■ Work required:
Leave out the pictures, and retype only the lines from the beginning of the material through the line that contains "81.35, 81.0, 81.15, 81.0, 80.95, 80.85, 80.85, 80.9]", including both.

■ Data extract:
^^^^^^^^^^^^^^^^
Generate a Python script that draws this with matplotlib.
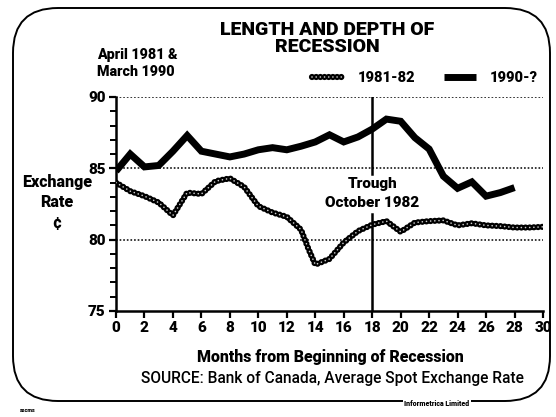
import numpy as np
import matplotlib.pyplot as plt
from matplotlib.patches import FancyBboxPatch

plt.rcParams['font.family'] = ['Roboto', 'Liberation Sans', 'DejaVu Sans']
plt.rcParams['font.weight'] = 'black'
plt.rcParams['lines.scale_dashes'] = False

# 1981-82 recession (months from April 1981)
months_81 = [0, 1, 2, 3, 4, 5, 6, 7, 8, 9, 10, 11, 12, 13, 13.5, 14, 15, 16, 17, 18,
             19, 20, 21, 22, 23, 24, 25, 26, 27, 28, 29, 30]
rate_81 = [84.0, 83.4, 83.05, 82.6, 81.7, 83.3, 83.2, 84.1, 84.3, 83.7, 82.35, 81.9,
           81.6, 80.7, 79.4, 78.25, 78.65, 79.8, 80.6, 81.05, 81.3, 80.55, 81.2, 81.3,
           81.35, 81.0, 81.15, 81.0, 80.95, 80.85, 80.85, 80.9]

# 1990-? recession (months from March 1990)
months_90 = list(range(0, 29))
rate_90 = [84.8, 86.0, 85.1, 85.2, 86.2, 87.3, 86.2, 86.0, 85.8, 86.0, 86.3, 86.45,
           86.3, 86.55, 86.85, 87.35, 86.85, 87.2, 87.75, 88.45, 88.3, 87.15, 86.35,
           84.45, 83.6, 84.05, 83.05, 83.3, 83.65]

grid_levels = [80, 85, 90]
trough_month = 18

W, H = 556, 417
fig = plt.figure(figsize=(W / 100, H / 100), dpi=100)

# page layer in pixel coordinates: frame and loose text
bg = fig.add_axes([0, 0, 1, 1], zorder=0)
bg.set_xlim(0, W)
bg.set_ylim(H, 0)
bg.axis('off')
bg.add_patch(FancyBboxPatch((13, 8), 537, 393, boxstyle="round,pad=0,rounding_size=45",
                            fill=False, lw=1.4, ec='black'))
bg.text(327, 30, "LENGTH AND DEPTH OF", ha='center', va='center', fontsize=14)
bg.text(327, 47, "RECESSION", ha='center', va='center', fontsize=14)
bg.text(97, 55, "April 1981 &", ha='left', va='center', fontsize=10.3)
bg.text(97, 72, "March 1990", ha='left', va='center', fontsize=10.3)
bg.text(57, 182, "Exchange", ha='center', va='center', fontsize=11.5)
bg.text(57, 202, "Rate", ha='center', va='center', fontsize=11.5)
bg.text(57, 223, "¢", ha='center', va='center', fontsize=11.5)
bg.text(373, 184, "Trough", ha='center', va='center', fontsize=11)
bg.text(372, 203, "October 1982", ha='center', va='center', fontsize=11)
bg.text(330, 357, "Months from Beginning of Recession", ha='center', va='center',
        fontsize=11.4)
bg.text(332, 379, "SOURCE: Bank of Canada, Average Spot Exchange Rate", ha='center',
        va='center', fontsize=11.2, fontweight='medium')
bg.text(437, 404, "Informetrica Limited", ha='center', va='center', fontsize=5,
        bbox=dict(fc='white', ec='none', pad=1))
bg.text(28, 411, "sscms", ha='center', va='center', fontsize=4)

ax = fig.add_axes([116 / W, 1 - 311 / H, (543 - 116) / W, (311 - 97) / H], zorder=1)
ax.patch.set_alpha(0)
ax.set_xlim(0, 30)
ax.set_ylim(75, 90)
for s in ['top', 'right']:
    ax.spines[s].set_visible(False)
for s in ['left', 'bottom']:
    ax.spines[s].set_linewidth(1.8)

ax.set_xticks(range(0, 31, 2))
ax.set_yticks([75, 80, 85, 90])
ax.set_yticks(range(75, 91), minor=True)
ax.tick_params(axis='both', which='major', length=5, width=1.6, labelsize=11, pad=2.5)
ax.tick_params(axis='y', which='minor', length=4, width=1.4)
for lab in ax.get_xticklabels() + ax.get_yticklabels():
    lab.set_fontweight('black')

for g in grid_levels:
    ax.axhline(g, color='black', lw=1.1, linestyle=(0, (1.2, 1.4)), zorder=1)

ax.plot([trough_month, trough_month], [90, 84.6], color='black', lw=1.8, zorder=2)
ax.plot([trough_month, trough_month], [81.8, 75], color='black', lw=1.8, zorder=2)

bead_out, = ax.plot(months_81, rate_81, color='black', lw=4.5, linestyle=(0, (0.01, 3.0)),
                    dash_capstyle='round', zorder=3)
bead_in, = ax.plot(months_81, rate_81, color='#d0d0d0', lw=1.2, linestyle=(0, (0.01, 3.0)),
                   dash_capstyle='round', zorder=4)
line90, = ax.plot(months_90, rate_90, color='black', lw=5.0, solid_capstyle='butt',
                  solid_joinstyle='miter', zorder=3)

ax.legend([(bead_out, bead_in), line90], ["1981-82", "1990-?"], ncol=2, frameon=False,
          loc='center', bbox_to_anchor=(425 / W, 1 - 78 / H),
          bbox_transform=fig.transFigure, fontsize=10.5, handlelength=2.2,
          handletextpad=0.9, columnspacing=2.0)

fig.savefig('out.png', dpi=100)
^^^^^^^^^^^^^^^^
■ Written answer:
Generate a Python script that draws this with matplotlib.
import numpy as np
import matplotlib.pyplot as plt
from matplotlib.patches import FancyBboxPatch

plt.rcParams['font.family'] = ['Roboto', 'Liberation Sans', 'DejaVu Sans']
plt.rcParams['font.weight'] = 'black'
plt.rcParams['lines.scale_dashes'] = False

# 1981-82 recession (months from April 1981)
months_81 = [0, 1, 2, 3, 4, 5, 6, 7, 8, 9, 10, 11, 12, 13, 13.5, 14, 15, 16, 17, 18,
             19, 20, 21, 22, 23, 24, 25, 26, 27, 28, 29, 30]
rate_81 = [84.0, 83.4, 83.05, 82.6, 81.7, 83.3, 83.2, 84.1, 84.3, 83.7, 82.35, 81.9,
           81.6, 80.7, 79.4, 78.25, 78.65, 79.8, 80.6, 81.05, 81.3, 80.55, 81.2, 81.3,
           81.35, 81.0, 81.15, 81.0, 80.95, 80.85, 80.85, 80.9]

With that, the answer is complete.